That is, of course, a question that practically answers itself. Via reader Vote for Pedro I learned about a court case arising from a tragic situation in 2006 when a woman who was seven months pregnant with twins started vomiting and was short of breath and was admitted to the emergency room of a Colorado hospital run by the Catholic church. The obstetrician on call did not answer his page and the woman died within the hour and the twins did not survive either.
Her husband sued Catholic Health Initiatives, the non-profit that runs the hospital and 170 other hospitals around the country, for negligence saying that if the doctor had come or at least instructed the frantic emergency room staff to do a Caesarean, it may not have saved the mother but could have saved the twins.
But the defense attorneys for CHI made a surprising argument that contradicted their client’s long-standing Catholic doctrine that life begins at conception and that fetuses should be considered persons, and is the basis for all the ‘personhood’ initiatives being promoted nationwide by anti-choice advocates.
But when it came to mounting a defense in the Stodghill case, Catholic Health’s lawyers effectively turned the Church directives on their head. Catholic organizations have for decades fought to change federal and state laws that fail to protect “unborn persons,” and Catholic Health’s lawyers in this case had the chance to set precedent bolstering anti-abortion legal arguments. Instead, they are arguing state law protects doctors from liability concerning unborn fetuses on grounds that those fetuses are not persons with legal rights. [My italics-MS]

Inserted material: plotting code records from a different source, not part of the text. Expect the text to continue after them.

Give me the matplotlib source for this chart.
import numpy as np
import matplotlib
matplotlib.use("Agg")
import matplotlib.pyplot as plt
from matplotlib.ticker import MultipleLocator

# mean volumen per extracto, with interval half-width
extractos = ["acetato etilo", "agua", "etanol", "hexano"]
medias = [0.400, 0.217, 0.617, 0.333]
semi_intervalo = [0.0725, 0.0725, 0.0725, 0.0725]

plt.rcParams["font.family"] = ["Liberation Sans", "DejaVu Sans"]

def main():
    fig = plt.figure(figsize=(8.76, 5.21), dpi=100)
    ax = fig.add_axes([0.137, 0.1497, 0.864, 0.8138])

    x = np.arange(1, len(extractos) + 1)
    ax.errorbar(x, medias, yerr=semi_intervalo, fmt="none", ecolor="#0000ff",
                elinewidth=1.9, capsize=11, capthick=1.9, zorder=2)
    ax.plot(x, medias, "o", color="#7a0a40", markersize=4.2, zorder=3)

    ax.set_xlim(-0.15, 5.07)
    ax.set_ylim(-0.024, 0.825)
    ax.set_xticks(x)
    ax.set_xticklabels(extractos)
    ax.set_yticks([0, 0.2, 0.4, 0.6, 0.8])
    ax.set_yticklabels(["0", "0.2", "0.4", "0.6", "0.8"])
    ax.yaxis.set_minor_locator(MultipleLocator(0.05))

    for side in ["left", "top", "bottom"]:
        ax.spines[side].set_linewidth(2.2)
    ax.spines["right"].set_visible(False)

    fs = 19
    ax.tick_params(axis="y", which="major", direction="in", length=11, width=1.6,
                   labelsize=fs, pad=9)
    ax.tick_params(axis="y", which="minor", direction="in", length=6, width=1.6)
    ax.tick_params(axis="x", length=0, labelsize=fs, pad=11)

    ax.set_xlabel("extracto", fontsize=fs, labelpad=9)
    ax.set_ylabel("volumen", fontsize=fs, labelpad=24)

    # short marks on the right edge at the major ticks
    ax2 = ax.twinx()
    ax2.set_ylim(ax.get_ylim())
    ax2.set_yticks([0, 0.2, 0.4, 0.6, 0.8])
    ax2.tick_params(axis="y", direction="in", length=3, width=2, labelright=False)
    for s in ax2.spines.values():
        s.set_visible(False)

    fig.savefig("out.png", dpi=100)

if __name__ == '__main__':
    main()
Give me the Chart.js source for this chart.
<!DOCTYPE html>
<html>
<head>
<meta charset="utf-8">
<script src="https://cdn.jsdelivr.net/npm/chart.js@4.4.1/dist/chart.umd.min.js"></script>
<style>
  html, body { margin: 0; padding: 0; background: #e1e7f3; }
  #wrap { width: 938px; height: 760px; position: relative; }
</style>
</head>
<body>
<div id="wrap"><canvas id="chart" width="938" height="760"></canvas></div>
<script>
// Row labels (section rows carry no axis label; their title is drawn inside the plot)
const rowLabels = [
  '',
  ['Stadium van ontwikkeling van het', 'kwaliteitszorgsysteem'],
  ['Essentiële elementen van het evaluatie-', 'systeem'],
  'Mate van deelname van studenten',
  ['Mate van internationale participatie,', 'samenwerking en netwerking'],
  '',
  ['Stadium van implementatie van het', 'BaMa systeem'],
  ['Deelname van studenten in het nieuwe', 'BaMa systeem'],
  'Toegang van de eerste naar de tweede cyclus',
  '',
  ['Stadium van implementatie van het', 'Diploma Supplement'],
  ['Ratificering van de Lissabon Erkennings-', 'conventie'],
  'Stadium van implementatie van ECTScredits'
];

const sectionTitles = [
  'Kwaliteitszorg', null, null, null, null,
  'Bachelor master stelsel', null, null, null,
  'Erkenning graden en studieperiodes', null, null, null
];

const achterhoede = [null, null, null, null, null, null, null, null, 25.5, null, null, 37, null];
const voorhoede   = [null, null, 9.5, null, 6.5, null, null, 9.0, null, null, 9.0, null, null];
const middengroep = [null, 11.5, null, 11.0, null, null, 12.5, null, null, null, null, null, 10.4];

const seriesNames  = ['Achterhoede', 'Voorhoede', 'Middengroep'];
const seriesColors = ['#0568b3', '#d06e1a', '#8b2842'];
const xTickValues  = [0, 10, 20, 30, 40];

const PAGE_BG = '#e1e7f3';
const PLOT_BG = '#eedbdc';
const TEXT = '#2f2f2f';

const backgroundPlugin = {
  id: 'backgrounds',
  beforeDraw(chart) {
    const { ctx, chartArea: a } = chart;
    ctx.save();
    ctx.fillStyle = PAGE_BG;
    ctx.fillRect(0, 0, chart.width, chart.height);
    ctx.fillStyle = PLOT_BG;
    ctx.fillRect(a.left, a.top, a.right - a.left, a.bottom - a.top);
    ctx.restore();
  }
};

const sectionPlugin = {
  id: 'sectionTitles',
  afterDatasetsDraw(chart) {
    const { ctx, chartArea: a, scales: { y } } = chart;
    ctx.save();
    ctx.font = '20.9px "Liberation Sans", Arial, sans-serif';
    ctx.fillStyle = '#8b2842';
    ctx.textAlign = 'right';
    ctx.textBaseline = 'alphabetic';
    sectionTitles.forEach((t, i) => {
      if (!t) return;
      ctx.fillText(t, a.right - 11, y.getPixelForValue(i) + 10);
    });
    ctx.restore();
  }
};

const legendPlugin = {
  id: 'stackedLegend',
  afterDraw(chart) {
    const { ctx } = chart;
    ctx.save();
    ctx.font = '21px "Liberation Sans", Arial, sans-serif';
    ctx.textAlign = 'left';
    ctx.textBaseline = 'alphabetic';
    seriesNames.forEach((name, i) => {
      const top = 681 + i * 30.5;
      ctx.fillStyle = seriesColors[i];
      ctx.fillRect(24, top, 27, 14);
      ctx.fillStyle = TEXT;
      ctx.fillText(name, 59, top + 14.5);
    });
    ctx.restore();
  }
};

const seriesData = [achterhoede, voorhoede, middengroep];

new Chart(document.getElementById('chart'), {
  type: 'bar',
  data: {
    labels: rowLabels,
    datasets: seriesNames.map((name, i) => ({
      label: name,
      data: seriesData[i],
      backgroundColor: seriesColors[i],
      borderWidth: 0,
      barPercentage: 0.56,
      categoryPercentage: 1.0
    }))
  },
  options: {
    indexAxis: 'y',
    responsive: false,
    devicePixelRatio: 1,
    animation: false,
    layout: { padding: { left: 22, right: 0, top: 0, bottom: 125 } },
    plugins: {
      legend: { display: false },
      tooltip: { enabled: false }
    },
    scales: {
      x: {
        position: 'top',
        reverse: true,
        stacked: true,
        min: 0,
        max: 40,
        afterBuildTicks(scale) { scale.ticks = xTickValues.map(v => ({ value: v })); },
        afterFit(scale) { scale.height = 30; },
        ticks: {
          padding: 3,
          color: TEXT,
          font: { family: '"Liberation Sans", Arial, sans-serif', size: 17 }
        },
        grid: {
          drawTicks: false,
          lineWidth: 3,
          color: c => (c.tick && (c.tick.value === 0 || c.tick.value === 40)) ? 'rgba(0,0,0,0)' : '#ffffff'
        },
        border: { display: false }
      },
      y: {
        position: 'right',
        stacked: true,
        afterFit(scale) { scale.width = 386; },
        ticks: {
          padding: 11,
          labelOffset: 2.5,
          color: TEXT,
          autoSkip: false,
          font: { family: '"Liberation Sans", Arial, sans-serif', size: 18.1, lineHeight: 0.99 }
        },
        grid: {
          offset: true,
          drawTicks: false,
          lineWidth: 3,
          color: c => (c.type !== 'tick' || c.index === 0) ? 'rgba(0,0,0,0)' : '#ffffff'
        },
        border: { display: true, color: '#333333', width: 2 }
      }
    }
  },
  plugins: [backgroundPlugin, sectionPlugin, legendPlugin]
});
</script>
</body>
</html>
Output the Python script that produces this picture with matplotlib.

As Jason Langley, an attorney with Denver-based Kennedy Childs, argued in one of the briefs he filed for the defense, the court “should not overturn the long-standing rule in Colorado that the term ‘person,’ as is used in the Wrongful Death Act, encompasses only individuals born alive. Colorado state courts define ‘person’ under the Act to include only those born alive. Therefore Plaintiffs cannot maintain wrongful death claims based on two unborn fetuses.”
So the Catholic church, in order to avoid liability in this case, is now arguing that the term ‘person’ only applies to those born alive. CHI has won its case so in the lower courts and the matter is now up for possible consideration before the Colorado Supreme Court.